“Underappreciated” associates want to leave law firms

Runyon: Upping pay alone is not the answer

“Feeling underappreciated” is the most common reason why associates want to leave their law firms, a study has found.

The research also revealed that female associates were noticeably more likely to say they would switch jobs in the next two years than their male colleagues.

Asked what features of their current firm they liked the most, associates cited flexible working practices, colleagues and the culture or environment.

Thomson Reuters extracted the figures for over 100 UK associates, mainly at mid-sized and large firms, from its international associate pulse survey.

Almost half (48%) of them cited feeling underappreciated as a factor that made them consider moving. This was followed by their law firm’s compensation system (45%), lack of progression (38%) and their current/latest compensation arrangements (35%).

After that came “lack of general regard for your wellbeing” (25%), unhappiness with leadership and lack of mentorship (both on 20%).

The remaining factors were lack of support from managers, unhappiness with strategy and lack of flexibility over where lawyers worked.

When it came to reasons which would persuade associates to stay, by far the most commonly mentioned was higher compensation (58%), followed by career path alternatives to partnership and increased recruitment to reduce individual workloads, both on 30%.
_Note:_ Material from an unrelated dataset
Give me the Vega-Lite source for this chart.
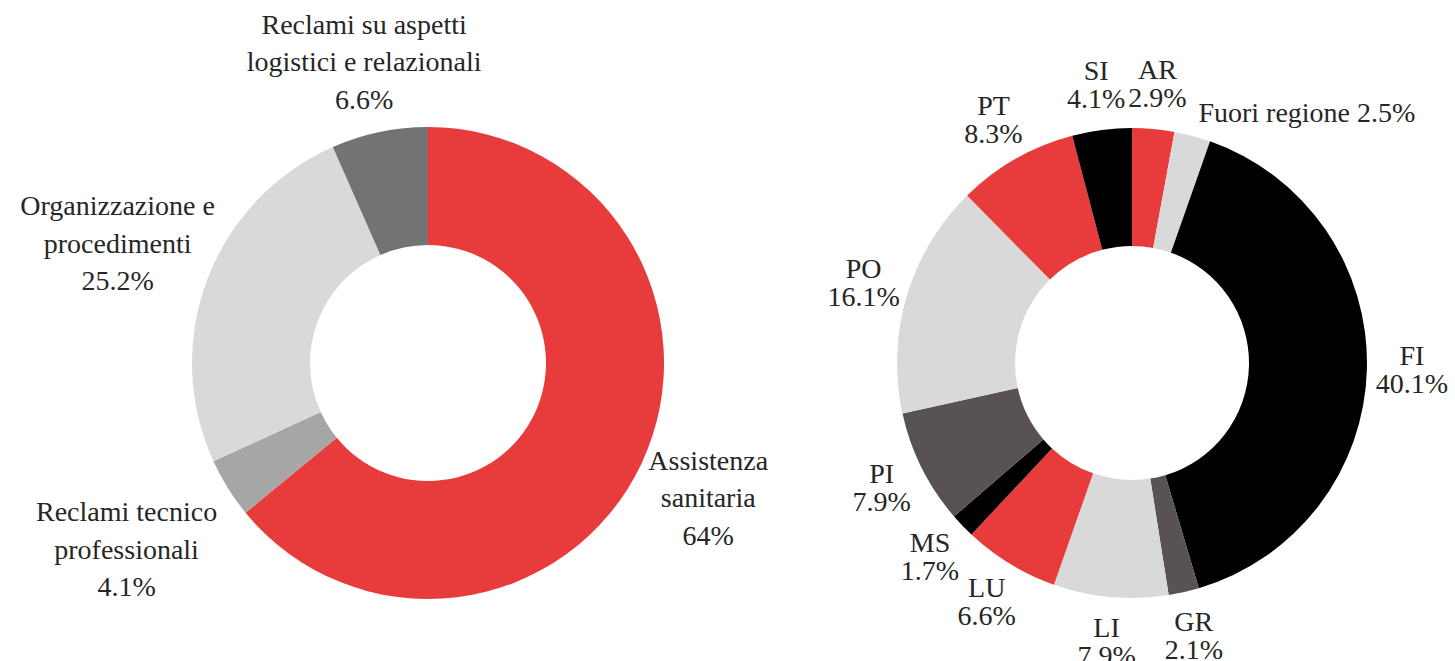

These were followed by greater flexibility in work times and allocations, more structured feedback and development support from managers, and increased coaching or mentoring.

Male associates gave 16% higher totals for their billable hours in the past year than female associates – an average of 1,514 hours, compared to 1,301.

However, female associates were noticeably keener to leave. A significant minority (15%) said they were “highly likely” to feel that they would move from their current job in the next two years. No men said this.

A further 10% of female associates said they were “somewhat likely” to feel that way. This compared with the 20% of men who said they were “somewhat likely”.

On features of their current firm that they liked most, the most popular answer was the flexible work practices (30%), followed by people/colleagues (25%), culture/environment (22%) and quality of work (21%).

Less popular were work/life balance, supportiveness, friendliness, the “quality of my team” and clients.

Natalie Runyon, director of ESG content and advisory services at Thomson Reuters, commented: “How to reduce the turnover of lawyers has been one of the key challenges for law firms in the last few years. Management within law firms will be concerned to see that such a high proportion of associates still don’t feel appreciated in the workplace.

“Saying thank you more often and partners checking in to see how learning and career development is going are two ways to ensure junior lawyers feel their contributions are valued by their firm. This could be an important factor as to whether or not they choose to remain with that firm.”

She suggested that the higher salaries seen in the last couple of years may not be enough on their own.

“Firms should also give consideration not just to the overall pay but other issues such as bonuses and how they are awarded, how frequently compensation is reviewed and whether the non-pay benefits being offered to associates are relevant and attractive.”